Human beings have the freedom to construct unnatural ways of thinking and living that deviate from primary logic. We can build entire systems—ideologies, theories, identities—on unnatural foundations that may only loosely reflect reality. Over time, these constructions tend to collapse when tested against the reality of existence, because any ideology is only as good as the idea that gives rise to it. If that original idea is too far removed from the reality of how things actually work, the system built upon it will inevitably collapse—and the further the secondary logic is from reality, the faster that unraveling tends to occur.

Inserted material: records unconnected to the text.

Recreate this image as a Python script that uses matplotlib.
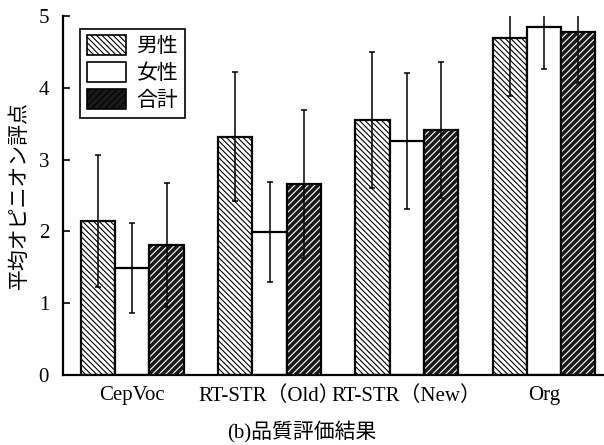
import matplotlib
matplotlib.use("Agg")
import matplotlib.pyplot as plt
import numpy as np
from matplotlib.patches import Patch

categories = ["CepVoc", "RT-STR（Old）", "RT-STR（New）", "Org"]
series_names = ["男性", "女性", "合計"]
male = [2.15, 3.32, 3.55, 4.70]
male_err = [0.92, 0.90, 0.95, 0.82]
female = [1.49, 1.99, 3.26, 4.84]
female_err = [0.63, 0.70, 0.95, 0.58]
total = [1.81, 2.66, 3.41, 4.78]
total_err = [0.86, 1.03, 0.95, 0.71]
yticks = [0, 1, 2, 3, 4, 5]
ylabel = "平均オピニオン評点"
caption = "(b)品質評価結果"

plt.rcParams['hatch.linewidth'] = 0.8
serif = ['Liberation Serif', 'Noto Sans CJK JP']
cjk = ['Noto Sans CJK JP', 'Liberation Serif']

fig = plt.figure(figsize=(6.04, 4.45), dpi=100)
ax = fig.add_axes([63/604, 70/445, 541/604, 359/445])

x = np.arange(len(categories)) * 4.0
w = 1.0
male_hatch = '\\' * 6
total_hatch = '/' * 5

# male: light, dense backslash hatch
ax.bar(x - w, male, w, facecolor='white', edgecolor='black', hatch=male_hatch, linewidth=0)
ax.bar(x - w, male, w, facecolor='none', edgecolor='black', linewidth=1.6)
# female: white
ax.bar(x, female, w, facecolor='white', edgecolor='black', linewidth=1.6)
# total: dark with white hatch
ax.bar(x + w, total, w, facecolor='#1a1a1a', edgecolor='white', hatch=total_hatch, linewidth=0)
ax.bar(x + w, total, w, facecolor='none', edgecolor='black', linewidth=1.6)

ekw = dict(fmt='none', ecolor='black', elinewidth=1.1, capsize=2.5, capthick=1.1)
ax.errorbar(x - w, male, yerr=male_err, **ekw)
ax.errorbar(x, female, yerr=female_err, **ekw)
ax.errorbar(x + w, total, yerr=total_err, **ekw)

ax.set_xlim(-2.02, 13.75)
ax.set_ylim(0, 5)
ax.set_yticks(yticks)
ax.set_yticklabels([str(t) for t in yticks], family=serif, fontsize=15)
ax.set_xticks(x)
ax.set_xticklabels(categories, family=serif, fontsize=15)
ax.tick_params(axis='y', direction='in', length=5, width=1.2, pad=10)
ax.tick_params(axis='x', length=0, pad=8)
for s in ['top', 'right']:
    ax.spines[s].set_visible(False)
ax.spines['left'].set_linewidth(1.6)
ax.spines['bottom'].set_linewidth(1.6)

ax.set_ylabel(ylabel, family=cjk, fontsize=15, labelpad=6)

handles = [
    Patch(facecolor='white', edgecolor='black', hatch=male_hatch, linewidth=1.2),
    Patch(facecolor='white', edgecolor='black', linewidth=1.2),
    Patch(facecolor='#1a1a1a', edgecolor='black', hatch=total_hatch, linewidth=1.2),
]
leg = ax.legend(handles, series_names, loc='upper left', bbox_to_anchor=(0.032, 0.965),
                prop={'family': cjk, 'size': 15}, frameon=True, fancybox=False,
                edgecolor='black', framealpha=1, handlelength=1.9, handleheight=1.1,
                borderpad=0.3, labelspacing=0.25, handletextpad=0.5, borderaxespad=0)
leg.get_frame().set_linewidth(1.2)

fig.text(0.5, 1 - 432/445, caption, ha='center', va='center', family=serif, fontsize=15)

fig.savefig('out.png', dpi=100)
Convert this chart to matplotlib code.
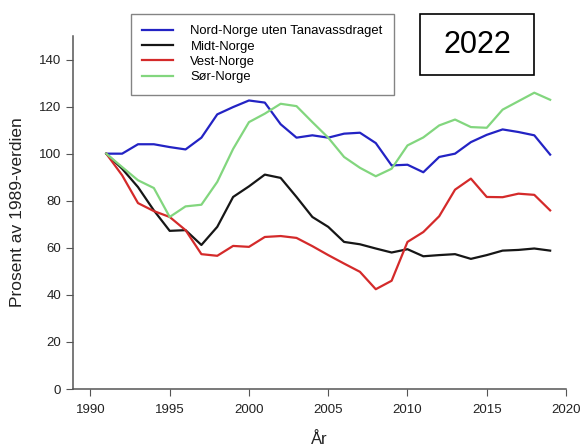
import matplotlib.pyplot as plt
from matplotlib.patches import Rectangle

plt.rcParams["font.family"] = ["Liberation Sans", "DejaVu Sans"]

years = list(range(1991, 2020))

nord = [100, 100, 104, 104, 102.8, 101.8, 106.8, 116.7, 119.8, 122.6,
        121.7, 112.5, 106.8, 107.8, 106.8, 108.5, 108.9, 104.5, 95, 95.3,
        92.1, 98.6, 100, 104.9, 108, 110.3, 109.2, 107.8, 99.6]
midt = [100, 93.6, 85.8, 75.9, 67.2, 67.5, 61.2, 68.9, 81.6, 86.1,
        91.1, 89.7, 81.6, 73.1, 68.9, 62.5, 61.5, 59.7, 58, 59.4,
        56.4, 56.9, 57.3, 55.3, 56.9, 58.8, 59.1, 59.7, 58.8]
vest = [100, 90.8, 79, 75.6, 73.1, 67.5, 57.3, 56.6, 60.8, 60.4,
        64.6, 65, 64.2, 60.7, 56.9, 53.3, 49.8, 42.4, 46, 62.5,
        66.7, 73.4, 84.7, 89.4, 81.6, 81.5, 83, 82.5, 75.9]
sor = [100, 94.3, 88.7, 85.4, 73.1, 77.6, 78.3, 88, 102, 113.4,
       117, 121.2, 120.2, 113.4, 106.8, 98.6, 94, 90.4, 93.6, 103.5,
       106.9, 112, 114.5, 111.3, 111, 118.7, 122.3, 125.9, 122.9]

series = [
    ("Nord-Norge uten Tanavassdraget", nord, "#2323c4"),
    ("Midt-Norge", midt, "#161616"),
    ("Vest-Norge", vest, "#d42a2a"),
    ("Sør-Norge", sor, "#82d67e"),
]

fig = plt.figure(figsize=(5.81, 4.46), dpi=100)
ax = fig.add_axes([73 / 581, 1 - 389 / 446, 493 / 581, 353 / 446])

for name, vals, col in series:
    ax.plot(years, vals, color=col, lw=1.6, label=name)

ax.set_xlim(1988.9, 2020)
ax.set_ylim(0, 150)
ax.set_xticks(range(1990, 2021, 5))
ax.set_yticks(range(0, 141, 20))
for side in ("top", "right"):
    ax.spines[side].set_visible(False)
for side in ("left", "bottom"):
    ax.spines[side].set_color("#555555")
    ax.spines[side].set_linewidth(1.1)
ax.tick_params(direction="out", length=5, color="#555555", labelsize=9.5,
               labelcolor="#222222")
ax.tick_params(axis="x", pad=6)
ax.set_xlabel("År", fontsize=12, color="#222222", labelpad=11)
ax.set_ylabel("Prosent av 1989-verdien", fontsize=12.5, color="#222222", labelpad=10)

fig.legend(loc="upper left", bbox_to_anchor=(131 / 581, 1 - 14 / 446),
           borderaxespad=0, fontsize=9.4, frameon=True, fancybox=False,
           edgecolor="#666666", handlelength=2.4, borderpad=0.85,
           labelspacing=0.25, handletextpad=1.3)

# year tag in the upper right corner
fig.add_artist(Rectangle((420 / 581, 1 - 75 / 446), 114 / 581, 61 / 446,
                         transform=fig.transFigure, fill=False,
                         edgecolor="black", lw=1.2))
fig.text(477 / 581, 1 - 45 / 446, "2022", fontsize=22, ha="center", va="center")

fig.savefig("out.png", dpi=100)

So the challenge is not to force reality to conform to our thinking, but to bring our thinking into closer alignment with reality. This begins with attention: observing what is, rather than what we assume or prefer. It means setting aside, as much as possible, the filters of personalized bias and agenda, and studying the patterns and principles that govern life itself. Studying the primary laws of the universe gives us the keys to understanding how they apply across all secondary dynamics. All forms of secondary logic exist within this larger field of primary logic. The more we understand the foundational patterns of the world—whether through science, observation, or careful reflection—the more clearly we can see how those patterns express themselves in every domain of life.
The rest of organic life is automatically aligned with the purposes and rhythms of nature. Human beings alone can choose to align ourselves with unreality and stimulate our brain/mind systems with a journey into the unnatural. The more we align with the reality of creation logic, the more in harmony with the universe and its laws we can become. It was in the spirit of such a core alignment that students aspiring to attend Plato’s Academy, an ancient Greek school of philosophy founded in Athens around 387 BCE, were told first to study the sacred geometry of the universe before their applications would be considered. Sacred geometry is a direct expression of universal energies and laws, and how they manifest here on Earth. The rest of the natural world operates in alignment with these patterns. Human beings alone can resist them, reinterpret them, or ignore them altogether. Yet the closer we come to living in accordance with primary reality, the more grounded, coherent, and integrated life tends to feel.
So perhaps being logical is not just about making sensible choices within a given situation. It is also about recognizing the level of logic we are using—and asking whether it rests on something real. It is worth pausing, now and then, to consider the larger framework we inhabit: the wonders of the universe within which we live, and the amazing bio-logical systems of self we inhabit. Both are expressions of the same underlying order. That order is always present. The question is whether we choose to notice it—and, in noticing, learn from it.